June 29 (Bloomberg) -- Anthony Davis said he told himself not to get nervous when his moment in the spotlight at the National Basketball Association draft arrived.
“You just sit there at night, waiting on the day to come,” he said after becoming the top overall pick by the New Orleans Hornets last night. “When I was at that table and David Stern said ‘New Orleans is on the clock -- five minutes,’ I started shaking. It just hit me right then and there.”
Stern, the league’s commissioner, soon greeted the 19-year-old Davis at the Prudential Center in Newark, New Jersey, signaling the start of a career that includes a guaranteed minimum salary of $4.3 million next season, potential for millions more in endorsements and the pressure of lifting a team that had a Western Conference-low 21 wins in 2011-12.
Davis, one of a record six University of Kentucky players drafted last night, found the spotlight quickly as a college freshman in leading his team to the National Collegiate Athletic Association championship as a freshman in April. He was chosen the Associated Press Player of the Year, averaging 14.2 points, 10.4 rebounds and 4.7 blocks per game.
Davis was a shooting guard as a high school freshman before a growth spurt turned him into a forward. He enters the NBA at 6-foot-10 and said last night that he was taking his time in signing endorsement deals and a contract with a shoe company.
Those companies will now face the pressure of judging whether Davis has the ability to handle all of his responsibilities as the top pick, according to Matt Delzell, group account director in the celebrity endorsement practice at the Marketing Arm, which measures celebrity status in the U.S.
“Generally, big guys are harder to market, mostly because they aren’t relatable,” Delzell said in an e-mail. “Kids on the playground and kids in the suburbs can imagine playing shooting guard and being 6-foot-3. It’s hard for a kid to imagine being 6-10.”
Davis and his supporters already are banking on one of his physical characteristics. They trademarked the phrases “Fear the Brow” and “Raise the Brow” this month to capitalize on his distinctive run-together eyebrows.

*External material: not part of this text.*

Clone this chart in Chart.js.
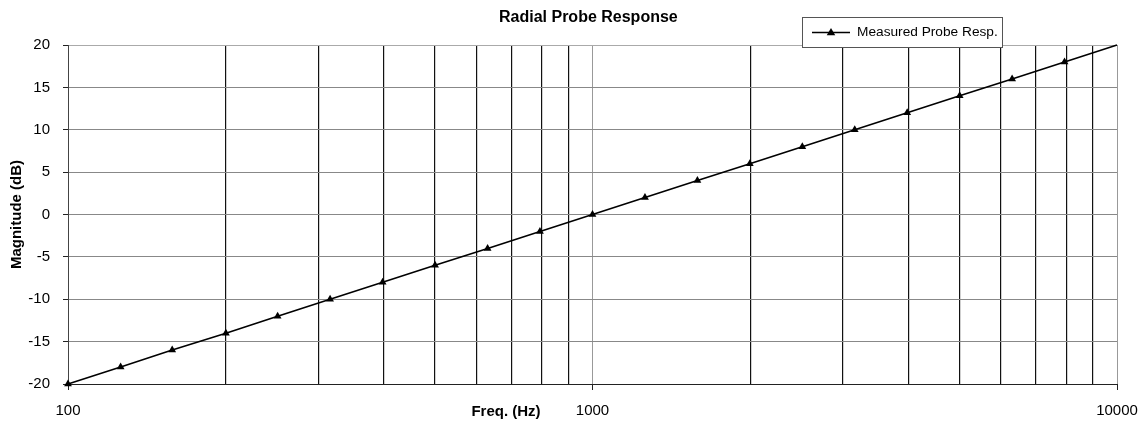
<!DOCTYPE html>
<html>
<head>
<meta charset="utf-8">
<script src="https://cdn.jsdelivr.net/npm/chart.js@4/dist/chart.umd.min.js"></script>
<style>
  html, body { margin: 0; padding: 0; background: #fff; }
  #wrap { width: 1144px; height: 421px; position: relative; }
</style>
</head>
<body>
<div id="wrap"><canvas id="c" width="1144" height="421"></canvas></div>
<script>
// Frequency (Hz) and measured magnitude (dB)
const freqHz = [100, 126, 158, 200, 251, 316, 398, 501, 631, 794, 1000,
                1259, 1585, 1995, 2512, 3162, 3981, 5012, 6310, 7943, 10000];
const magnitudeDb = [-20, -18, -16, -14, -12, -10, -8, -6, -4, -2, 0,
                     2, 4, 6, 8, 10, 12, 14, 16, 18, 20];
const xTickLabels = ['100', '1000', '10000'];
const yTicks = [-20, -15, -10, -5, 0, 5, 10, 15, 20];

const chartTitle = 'Radial Probe Response';
const xTitle = 'Freq. (Hz)';
const yTitle = 'Magnitude (dB)';
const seriesName = 'Measured Probe Resp.';

const FONT = '"Liberation Sans", Arial, sans-serif';

function triangle(ctx, x, y, r) {
  ctx.beginPath();
  ctx.moveTo(x, y - r);
  ctx.lineTo(x + r * 0.95, y + r * 0.6);
  ctx.lineTo(x - r * 0.95, y + r * 0.6);
  ctx.closePath();
  ctx.fill();
}

const textPlugin = {
  id: 'texts',
  afterDraw(chart) {
    const ctx = chart.ctx;
    const a = chart.chartArea;
    ctx.save();
    ctx.fillStyle = '#000';
    ctx.textBaseline = 'middle';
    ctx.textAlign = 'left';
    ctx.font = 'bold 16px ' + FONT;
    ctx.fillText(chartTitle, 499, 18);
    ctx.textAlign = 'center';
    ctx.font = 'bold 15px ' + FONT;
    ctx.fillText(xTitle, 506, 412);
    ctx.save();
    ctx.translate(17, (a.top + a.bottom) / 2);
    ctx.rotate(-Math.PI / 2);
    ctx.fillText(yTitle, 0, 0);
    ctx.restore();

    // legend box
    const lx = 802, ly = 17, lw = 200, lh = 30;
    ctx.fillStyle = '#fff';
    ctx.fillRect(lx, ly, lw, lh);
    ctx.strokeStyle = '#555';
    ctx.lineWidth = 1;
    ctx.strokeRect(lx + 0.5, ly + 0.5, lw, lh);
    const cy = ly + lh / 2 + 0.5;
    ctx.strokeStyle = '#000';
    ctx.lineWidth = 1.5;
    ctx.beginPath();
    ctx.moveTo(812, cy);
    ctx.lineTo(850, cy);
    ctx.stroke();
    ctx.fillStyle = '#000';
    triangle(ctx, 831, cy, 4.5);
    ctx.textAlign = 'left';
    ctx.font = '13.7px ' + FONT;
    ctx.fillText(seriesName, 857, cy);
    ctx.restore();
  }
};

const isDecade = v => Math.abs(Math.log10(v) - Math.round(Math.log10(v))) < 1e-9;

new Chart(document.getElementById('c'), {
  type: 'line',
  data: {
    datasets: [{
      label: seriesName,
      data: freqHz.map((f, i) => ({ x: f, y: magnitudeDb[i] })),
      borderColor: '#000',
      backgroundColor: '#000',
      borderWidth: 1.6,
      pointStyle: 'triangle',
      pointRadius: freqHz.map((f, i) => i === freqHz.length - 1 ? 0 : 4.5),
      pointBorderWidth: 0,
      pointBackgroundColor: '#000',
      clip: false,
      tension: 0
    }]
  },
  options: {
    responsive: false,
    animation: false,
    events: [],
    layout: { padding: { left: 0, right: 27, top: 45, bottom: 0 } },
    plugins: { legend: { display: false }, title: { display: false }, tooltip: { enabled: false } },
    scales: {
      x: {
        type: 'logarithmic',
        min: 100,
        max: 10000,
        afterBuildTicks(scale) {
          const t = [];
          for (let d = 100; d < 10000; d *= 10) {
            for (let m = 1; m < 10; m++) t.push({ value: d * m });
          }
          t.push({ value: 10000 });
          scale.ticks = t;
        },
        afterFit(scale) {
          scale.height = 37;
          scale.paddingLeft = 0;
          scale.paddingRight = 0;
        },
        border: { display: true, color: '#222', width: 1 },
        grid: {
          color: ctx => isDecade(ctx.tick.value) ? '#999' : '#111',
          lineWidth: ctx => isDecade(ctx.tick.value) ? 1 : 1.2,
          drawTicks: true,
          tickLength: 6,
          tickColor: ctx => isDecade(ctx.tick.value) ? '#222' : 'rgba(0,0,0,0)'
        },
        ticks: {
          autoSkip: false,
          maxRotation: 0,
          padding: 12,
          color: '#000',
          font: { family: FONT, size: 15 },
          callback: v => {
            const s = String(Math.round(v));
            return xTickLabels.includes(s) ? s : '';
          }
        }
      },
      y: {
        min: -20,
        max: 20,
        afterBuildTicks(scale) { scale.ticks = yTicks.map(v => ({ value: v })); },
        afterFit(scale) {
          scale.width = 68;
          scale.paddingTop = 0;
          scale.paddingBottom = 0;
        },
        border: { display: true, color: '#444', width: 1 },
        grid: {
          color: ctx => ctx.tick.value === 20 ? '#aaa' : (ctx.tick.value === -20 ? '#222' : '#888'),
          lineWidth: 1,
          drawTicks: true,
          tickLength: 5,
          tickColor: '#222'
        },
        ticks: {
          padding: 13,
          color: '#000',
          font: { family: FONT, size: 15 }
        }
      }
    }
  },
  plugins: [textPlugin]
});
</script>
</body>
</html>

“My parents and agent came at me with the idea about trademarking,” Davis said last night at a news conference. “They said, ‘There’s no point in you having it and other guys making money when it’s yours,’ so I thought it was a great idea.”
It signals a comfort with the spotlight that Davis says he learned during his lone year at the Lexington, Kentucky, school.
“Especially the six who played, we hit the spotlight all the time and I think it really prepared me,” Davis said.
His college coach, John Calipari, said Davis is a bright kid who will handle the business side of being a top professional basketball player well. Calipari himself trademarked the term “Refuse to Lose” several years ago.
“I told him, ‘I didn’t know I was teaching you the business side,”’ Calipari said in an interview. “He learned well from me.”
It was the first time six players from the same school were selected since the draft was shortened to two rounds in 1989.
Guard Michael Kidd-Gilchrist went second overall to the Charlotte Bobcats, joining with Davis to become the first pair of college teammates selected with the top two picks in the history of the draft.
Other Wildcats taken during the 60-pick draft were Terrence Jones, 18th to the Houston Rockets; Marquis Teague, 29th to the Chicago Bulls; Doron Lamb, 42nd to the Milwaukee Bucks; and Darius Miller, 46th, joining Davis on the Hornets.
The Washington Wizards selected Florida guard Bradley Beal with the third overall pick, followed by Syracuse guard Dion Waiters to the Cleveland Cavaliers and Kansas forward Thomas Robinson to the Sacramento Kings.
Both New York teams were without a first-round draft pick. The Nets, who played in the Prudential Center last season and are moving to a new arena in Brooklyn beginning with the 2012-13 campaign, drafted Kansas point guard Tyshawn Taylor with the 41st pick and Turkish forward Ilkan Karaman with the 47th.
The Knicks chose Kostas Papanikolaou of Greece at No. 48, drawing boos from fans at the arena who weren’t familiar with the forward.
The Hornets also drafted Duke guard Austin Rivers with the 10th pick. New Orleans finished the lockout-shortened season with a 21-45 record, tied with the Cavaliers for the third-worst mark in the NBA behind the Bobcats (seven wins) and the Wizards (20). The Hornets have reached the second round of the playoffs once in 10 years.
Davis, who weighs 220 pounds (100 kilograms), said he needs to get physically stronger to compete at the pro level.
He’ll need to succeed as an NBA player before becoming a marketing superstar, said Matt Fleming, a senior manager at the Dallas-based Marketing Arm.
“If he performs at the game-changing level that some NBA experts are predicting, and he’s able to turn New Orleans into a winner, the deals will come,” Fleming said in an e-mail. “Winning is a key variable.”